"Technology is a great unifying force," says Adrian Grenier, sitting on a picnic bench outside the University of Arizona's environmental department. "But only in balance with getting together, eye to eye, breaking bread and sharing oxygen."
The actor is no stranger to encouraging others how to live a more fulfilling lifestyle; he founded SHFT, an online platform promoting sustainable living, and the Lonely Whale Foundation, dedicated to raising awareness of the world's oceans.
This time he's speaking to young leaders at the One Young World environmental summit in Tucson, Arizona.
"It’s very important that we have an opportunity to come together as a community of people who share the values that we do so we can collaborate and inspire," he says, when I ask what it means to him to be able to speak to so many ambitious young people. "It means we can really start to work towards the change that we want to see.
"Only through uniting will we see this change. [We] can’t do it in a vacuum, can’t do it in isolation. It’s important to get off our phones some time and rub elbows."
But for 39-year-old Grenier, it's not so much about saving the planet, it's about improving your own quality of life.
"Sustainable impulses for me are quite selfish," he admits. "When you have good quality of air to breathe, when you have healthy food to give to your children so they’re strong and don't need doctors, that is something that people can relate to.
"The problem is we’ve been conditioned to think that we should expect high obesity, to be in wheelchairs from a young age, we should expect our children are going to die sooner than us, and that we should work countless, ungodly hours to pay for what?
"This quality of life? No, we need to rethink what is important to us," he says, adamantly.
"Our true values are aligned with family and health.When you look at your mum, brother, you want to connect with them and make sure they’re happy and healthy."
The Entourage star is convinced getting individuals to make sustainable changes, no matter how small, will make the biggest impact.
"We live in a society which is one big collaboration," he explains. "You can do a lot, you can vote with your dollar, buy the good stuff. You can splurge a little on your own health.
"And by the way," he confides, "it’s a lot cheaper to buy organic and healthy food that it is to pay for doctors bills. I’ll tell you that much.
"You can vote with your fork, you can say no to single use plastic - and straws in particular. I’ve been on a straw campaign," - here he references the essay he wrote for Refinery29 which he says he is "very proud of".
"But you can also vote," he continues. "And that’s how it works. You vote the people in power, and who’s in charge of either healing or destroying our planet by where you put your money."
"You can share a meal. Order one and share it. Our portions in this country are ludicrous, they’re way too big. We don’t need those kind of calories to survive. In fact we need less calories to thrive.
"Share a meal, it’ll help create an intimacy with the people you love, get a little closer.

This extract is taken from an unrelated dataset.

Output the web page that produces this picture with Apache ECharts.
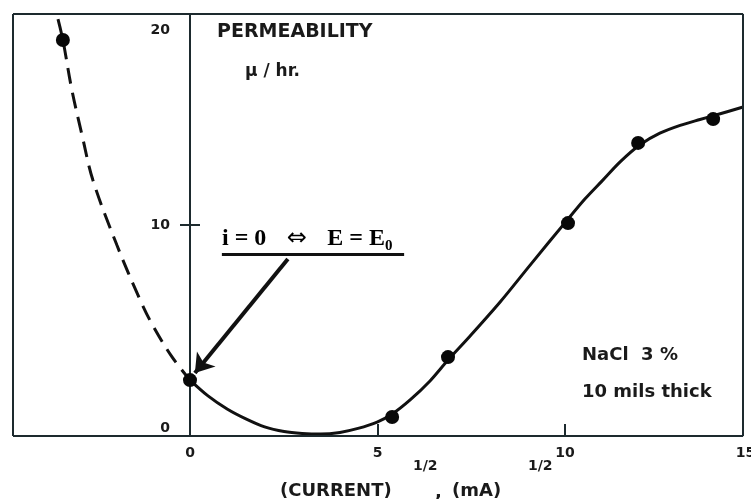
<!DOCTYPE html>
<html><head><meta charset="utf-8">
<script src="https://cdn.jsdelivr.net/npm/echarts@6/dist/echarts.min.js"></script>
<style>html,body{margin:0;padding:0;background:#fff}#c{width:751px;height:499px}</style>
</head><body><div id="c"></div>
<script>
// measured points: sqrt(current) vs permeability
const measuredX = [-3.39, 0, 5.39, 6.88, 10.08, 11.95, 13.95];
const measuredY = [18.77, 2.65, 0.90, 3.74, 10.09, 13.89, 15.02];
// dashed (extrapolated) part of the curve
const dashedCurveX = [-3.52, -3.39, -3.15, -2.88, -2.59, -1.95, -1.33, -0.99, -0.48, 0];
const dashedCurveY = [19.76, 18.77, 16.40, 14.27, 12.13, 9.05, 6.45, 5.23, 3.75, 2.65];
// solid part of the curve (traced)
const solidCurveX = [0, 0.48, 0.99, 1.49, 1.99, 2.51, 2.99, 3.49, 4.0, 4.48, 4.99, 5.39, 5.87, 6.4, 6.88, 7.47, 8.27, 9.07, 10.08, 10.53, 10.99, 11.47, 12.0, 12.53, 13.07, 13.6, 14.0, 14.75];
const solidCurveY = [2.65, 1.90, 1.28, 0.81, 0.43, 0.21, 0.12, 0.09, 0.17, 0.36, 0.66, 1.04, 1.71, 2.61, 3.60, 4.74, 6.35, 8.10, 10.28, 11.23, 12.09, 12.99, 13.80, 14.35, 14.72, 15.0, 15.2, 15.59];
// axes
const xTickLabels = [0, 5, 10, 15];
const xTickMarks = [5, 10];
const yTickLabels = [0, 10, 20];
const yTickMarks = [10];

const zip = (a, b) => a.map((v, i) => [v, b[i]]);
const frameColor = '#1d2a2e';
const ink = '#111';
const sans = '"DejaVu Sans", "Liberation Sans", sans-serif';
const serif = '"Liberation Serif", "DejaVu Serif", serif';

const W = 751, gridL = 13, gridR = -1.5;
const xMin = -4.72, xMax = 15, xFrameR = 14.75;
const pxPerUnit = (W - gridL - gridR) / (xMax - xMin);
const zeroPx = gridL + (0 - xMin) * pxPerUnit;          // pixel of x = 0
const halfTick = 10 / pxPerUnit;

const lbl = {color: '#1a1a1a', fontFamily: sans, fontWeight: 'bold', fontSize: 14};

const chart = echarts.init(document.getElementById('c'), null, {renderer: 'canvas'});
chart.setOption({
  animation: false,
  backgroundColor: '#fff',
  grid: {left: gridL, right: gridR, top: 14, bottom: 63, show: false, containLabel: false, outerBoundsMode: 'none'},
  xAxis: {
    type: 'value', min: xMin, max: xMax,
    splitLine: {show: false},
    axisLine: {show: false, onZero: false},
    axisTick: {show: true, inside: true, length: 12, customValues: xTickMarks, lineStyle: {color: frameColor, width: 2}},
    axisLabel: {
      customValues: xTickLabels, margin: 10, hideOverlap: false,
      formatter: v => v === 15 ? '{e|15}' : '{n|' + v + '}',
      rich: {n: Object.assign({}, lbl), e: Object.assign({padding: [0, 14, 0, 0]}, lbl)}
    }
  },
  yAxis: {
    type: 'value', min: 0, max: 20, position: 'left', offset: -(zeroPx - gridL),
    splitLine: {show: false},
    axisLine: {show: true, onZero: false, lineStyle: {color: frameColor, width: 2}},
    axisTick: {show: true, length: 10, customValues: yTickMarks, lineStyle: {color: frameColor, width: 2}},
    axisLabel: {
      customValues: yTickLabels, margin: 20, hideOverlap: false,
      formatter: v => v === 20 ? '{t|20}' : (v === 0 ? '{b|0}' : '{m|' + v + '}'),
      rich: {
        t: Object.assign({padding: [32, 0, 0, 0]}, lbl),
        b: Object.assign({padding: [0, 0, 16, 0]}, lbl),
        m: Object.assign({}, lbl)
      }
    }
  },
  series: [
    {
      type: 'line', data: zip(dashedCurveX, dashedCurveY), showSymbol: false, smooth: 0.35,
      lineStyle: {color: ink, width: 3, type: [16, 9]}, silent: true, z: 3
    },
    {
      type: 'line', data: zip(solidCurveX, solidCurveY), showSymbol: false, smooth: 0.3,
      lineStyle: {color: ink, width: 3}, silent: true, z: 3
    },
    {
      type: 'scatter', data: zip(measuredX, measuredY), symbolSize: 14,
      itemStyle: {color: '#080808', opacity: 1}, silent: true, z: 5
    },
    {
      type: 'line', data: [], silent: true,
      markLine: {
        silent: true, symbol: ['none', 'none'], label: {show: false}, animation: false,
        lineStyle: {color: frameColor, width: 2, type: 'solid'},
        data: [
          [{coord: [xMin, 0]}, {coord: [xFrameR, 0]}],
          [{coord: [xMin, 20]}, {coord: [xFrameR, 20]}],
          [{coord: [xMin, 0]}, {coord: [xMin, 20]}],
          [{coord: [xFrameR, 0]}, {coord: [xFrameR, 20]}],
          [{coord: [0, yTickMarks[0]]}, {coord: [halfTick, yTickMarks[0]]}],
          [{coord: [0.85, 8.63], lineStyle: {color: ink, width: 3}}, {coord: [5.71, 8.63]}]
        ]
      }
    },
    {
      type: 'line', data: [], silent: true,
      markLine: {
        silent: true, symbol: ['none', 'arrow'], symbolSize: 18, label: {show: false}, animation: false,
        lineStyle: {color: ink, width: 4, type: 'solid'},
        data: [[{coord: [2.61, 8.39]}, {coord: [0.13, 2.99]}]]
      }
    }
  ],
  graphic: [
    {type: 'text', x: 217, y: 32, style: {text: 'PERMEABILITY', fill: '#1a1a1a', font: 'bold 19px ' + sans, align: 'left', verticalAlign: 'middle'}},
    {type: 'text', x: 245, y: 72, style: {text: 'μ / hr.', fill: '#1a1a1a', font: 'bold 17px ' + sans, align: 'left', verticalAlign: 'middle'}},
    {type: 'text', x: 582, y: 355, style: {text: 'NaCl  3 %', fill: '#1a1a1a', font: 'bold 18px ' + sans, align: 'left', verticalAlign: 'middle'}},
    {type: 'text', x: 582, y: 392, style: {text: '10 mils thick', fill: '#1a1a1a', font: 'bold 18px ' + sans, align: 'left', verticalAlign: 'middle'}},
    {type: 'text', x: 280, y: 491, style: {text: '(CURRENT)', fill: '#1a1a1a', font: 'bold 18px ' + sans, align: 'left', verticalAlign: 'middle'}},
    {type: 'text', x: 413, y: 466, style: {text: '1/2', fill: '#1a1a1a', font: 'bold 14px ' + sans, align: 'left', verticalAlign: 'middle'}},
    {type: 'text', x: 435, y: 492, style: {text: ',', fill: '#1a1a1a', font: 'bold 18px ' + sans, align: 'left', verticalAlign: 'middle'}},
    {type: 'text', x: 452, y: 491, style: {text: '(mA)', fill: '#1a1a1a', font: 'bold 18px ' + sans, align: 'left', verticalAlign: 'middle'}},
    {type: 'text', x: 528, y: 466, style: {text: '1/2', fill: '#1a1a1a', font: 'bold 14px ' + sans, align: 'left', verticalAlign: 'middle'}},
    {type: 'text', x: 222, y: 224, style: {
      text: '{m|i = 0}{g|⇔}{m|E = E}{s|0}', align: 'left', verticalAlign: 'top',
      rich: {
        m: {fill: '#000', fontFamily: serif, fontWeight: 'bold', fontSize: 24, lineHeight: 30},
        g: {fill: '#000', fontFamily: '"DejaVu Sans", sans-serif', fontSize: 24, lineHeight: 30, width: 61, align: 'center'},
        s: {fill: '#000', fontFamily: serif, fontWeight: 'bold', fontSize: 15, lineHeight: 15, verticalAlign: 'bottom'}
      }
    }}
  ]
});
</script></body></html>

Maybe look in their eyes and connect on a human level. Get off your phones and be a part of your life."
Grenier isn't afraid to be blunt, and calls out anyone who isn't prepared to pull their weight.
"There’s this idea that it is a zero sum game," he muses. "But you don’t have to take the weight of the world on your shoulders. Just do a little bit to improve your personal quality of life.
"You don’t have to change the overwhelming daunting problems of the world, you just have to change you. Just start with yourself.
"I think people use the overwhelming issues as an excuse not to do anything and that’s a problem. There are these massive issues that we need to address, but not doing anything is not acceptable.
"Find something, you have the internet," he implores. "Follow me on instagram, you’ll find something there, I’m always doing stuff. Find a friend to do something with. Just do something, once a day, once a week, once a month even. And just know that you’re changing your lifestyle.
"And then you, plus everybody else doing the same thing, are going to change the world."